Frequently Asked Questions

Frequently asked questions about Maple Research: what it is, whether it gives financial advice, how backtesting works, and what data and technology it uses.

What is Maple Research?

Maple Research is a quantitative research platform for testing and validating trading strategies. It backtests strategies against historical market data and checks the results for overfitting, small-sample unreliability, and other common statistical problems, so traders can better judge how much a backtest is actually worth trusting.

Is Maple financial advice?

No. Maple is research and educational software. Nothing it produces — a backtest, a confidence score, or AI commentary — is a recommendation to buy, sell, or hold any asset. Users are responsible for their own decisions and should consider speaking with a licensed financial professional before making any financial decision.

Does Maple trade for me?

No. Maple does not connect to a brokerage or exchange, does not place real orders, and does not move real money under any circumstance. Maple's paper trading feature simulates a strategy's behavior against live prices using virtual capital only, purely for research purposes.
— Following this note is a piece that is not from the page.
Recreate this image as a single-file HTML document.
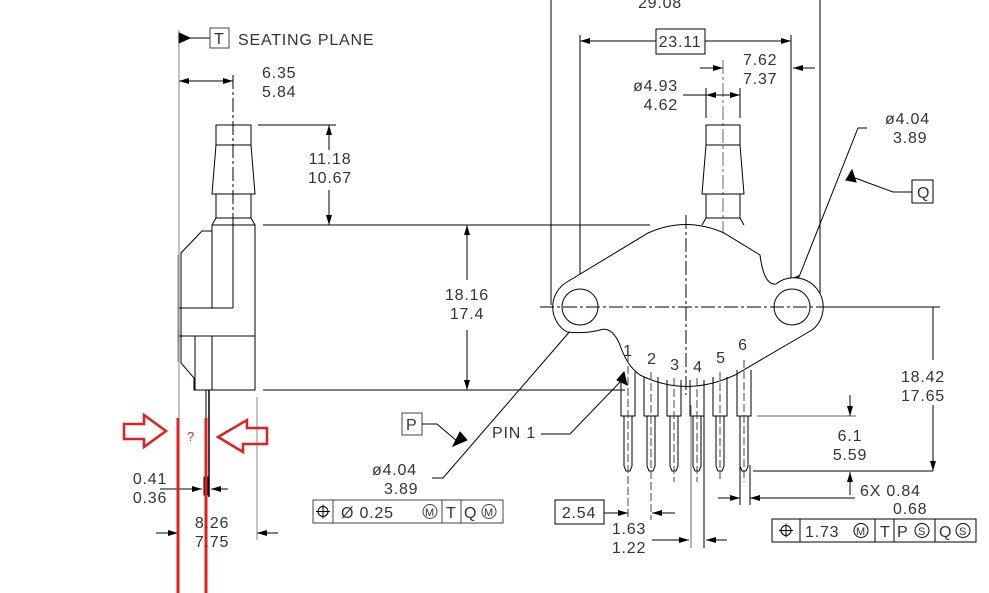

Does Maple guarantee profits or a specific return?

No. Maple makes no promise of profit, accuracy, or future performance. Backtests are hypothetical and simulated; hypothetical and past performance do not guarantee or indicate future results.

What is backtesting?

Backtesting is the process of running a set of trading rules against historical market data to see how they would have performed. Maple's backtests are deterministic — the same strategy tested against the same data always produces the same result.

What is overfitting, and why does Maple care about it?

Overfitting happens when a strategy is tuned so precisely to a specific historical dataset that it captures noise rather than a real, repeatable pattern — producing a backtest that looks excellent but fails to hold up on new data. Maple's validators are specifically designed to catch signs of overfitting before a trader puts weight on a result.

What data does Maple use?

Maple sources historical and live market data from established third-party providers, covering both cryptocurrency and traditional equity markets. See the Technology page for more detail on how that data is handled.

Is Maple free?

Maple is currently in a private, invite-only alpha and is free to use during this phase. Pricing beyond the alpha has not been determined.

How do I get access to Maple?

During the private alpha, access is invite-only via an access code, distributed through Maple's Discord community.

Does Maple use AI?

Maple uses AI to help translate plain-English trading ideas into structured, testable strategies and to generate plain-language commentary on results. The underlying calculations — backtests, scores, and validators — come from a deterministic engine, not from the AI model itself.